Prima Lettura  Dt 18, 15-20

Dal libro del Deuteronòmio

Mosè parlò al popolo dicendo: «Il Signore, tuo Dio, susciterà per te, in mezzo a te, tra i tuoi fratelli, un profeta pari a me. A lui darete ascolto. Avrai così quanto hai chiesto al Signore, tuo Dio, sull’Oreb, il giorno dell’assemblea, dicendo: “Che io non oda più la voce del Signore, mio Dio, e non veda più questo grande fuoco, perché non muoia”.

Il Signore mi rispose: “Quello che hanno detto, va bene. Io susciterò loro un profeta in mezzo ai loro fratelli e gli porrò in bocca le mie parole ed egli dirà loro quanto io gli comanderò. Se qualcuno non ascolterà le parole che egli dirà in mio nome, io gliene domanderò conto. Ma il profeta che avrà la presunzione di dire in mio nome una cosa che io non gli ho comandato di dire, o che parlerà in nome di altri dèi, quel profeta dovrà morire”».

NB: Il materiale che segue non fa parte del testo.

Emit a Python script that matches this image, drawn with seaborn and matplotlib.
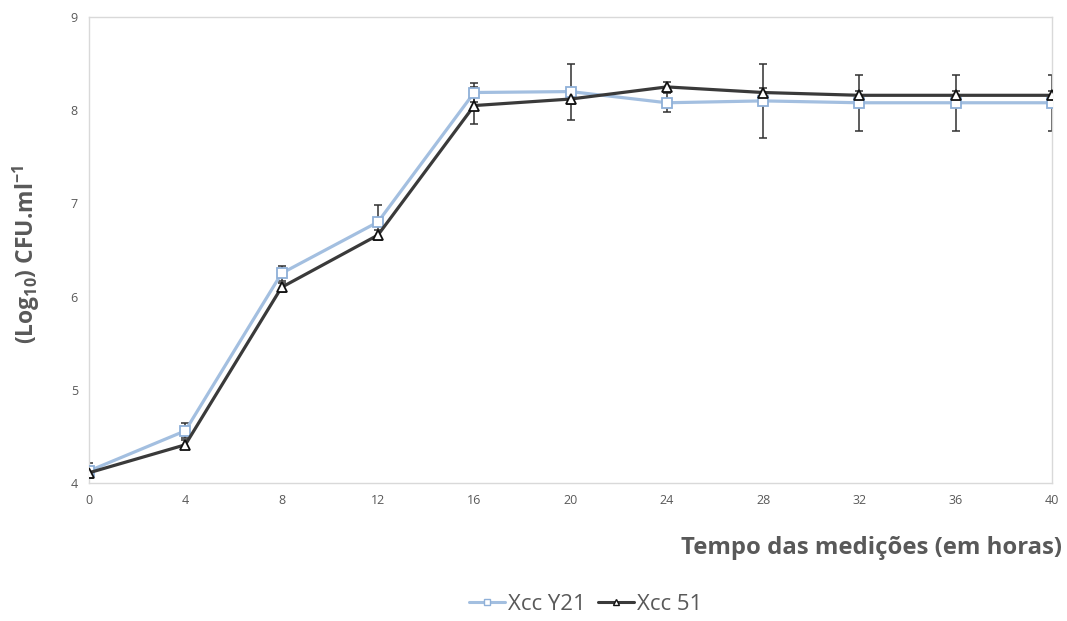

Salmo Responsoriale  Dal Salmo 94/95

Ascoltate oggi la voce del Signore.

Venite, cantiamo al Signore,

acclamiamo la roccia della nostra salvezza.

Accostiamoci a lui per rendergli grazie,

a lui acclamiamo con canti di gioia.

Entrate: prostràti, adoriamo,

in ginocchio davanti al Signore che ci ha fatti.

È lui il nostro Dio

e noi il popolo del suo pascolo,

il gregge che egli conduce.

Se ascoltaste oggi la sua voce!

«Non indurite il cuore come a Merìba,

come nel giorno di Massa nel deserto,

dove mi tentarono i vostri padri:

mi misero alla prova

pur avendo visto le mie opere».

Seconda Lettura  1 Cor 7, 32-35

Dalla prima lettera di san Paolo apostolo ai Corinzi

Fratelli, io vorrei che foste senza preoccupazioni: chi non è sposato si preoccupa delle cose del Signore, come possa piacere al Signore; chi è sposato invece si preoccupa delle cose del mondo, come possa piacere alla moglie, e si trova diviso!

Così la donna non sposata, come la vergine, si preoccupa delle cose del Signore, per essere santa nel corpo e nello spirito; la donna sposata invece si preoccupa delle cose del mondo, come possa piacere al marito.

Questo lo dico per il vostro bene: non per gettarvi un laccio, ma perché vi comportiate degnamente e restiate fedeli al Signore, senza deviazioni.

 

Vangelo  Mc 1, 21-28

Dal vangelo secondo Marco

In quel tempo, Gesù, entrato di sabato nella sinagoga, [a Cafàrnao,] insegnava. Ed erano stupiti del suo insegnamento: egli infatti insegnava loro come uno che ha autorità, e non come gli scribi.

Ed ecco, nella loro sinagoga vi era un uomo posseduto da uno spirito impuro e cominciò a gridare, dicendo: «Che vuoi da noi, Gesù Nazareno? Sei venuto a rovinarci? Io so chi tu sei: il santo di Dio!». E Gesù gli ordinò severamente: «Taci! Esci da lui!». E lo spirito impuro, straziandolo e gridando forte, uscì da lui.

Tutti furono presi da timore, tanto che si chiedevano a vicenda: «Che è mai questo? Un insegnaménto nuovo, dato con autorità. Comanda persino agli spiriti impuri e gli obbediscono!».

La sua fama si diffuse subito dovunque, in tutta la regione della Galilea.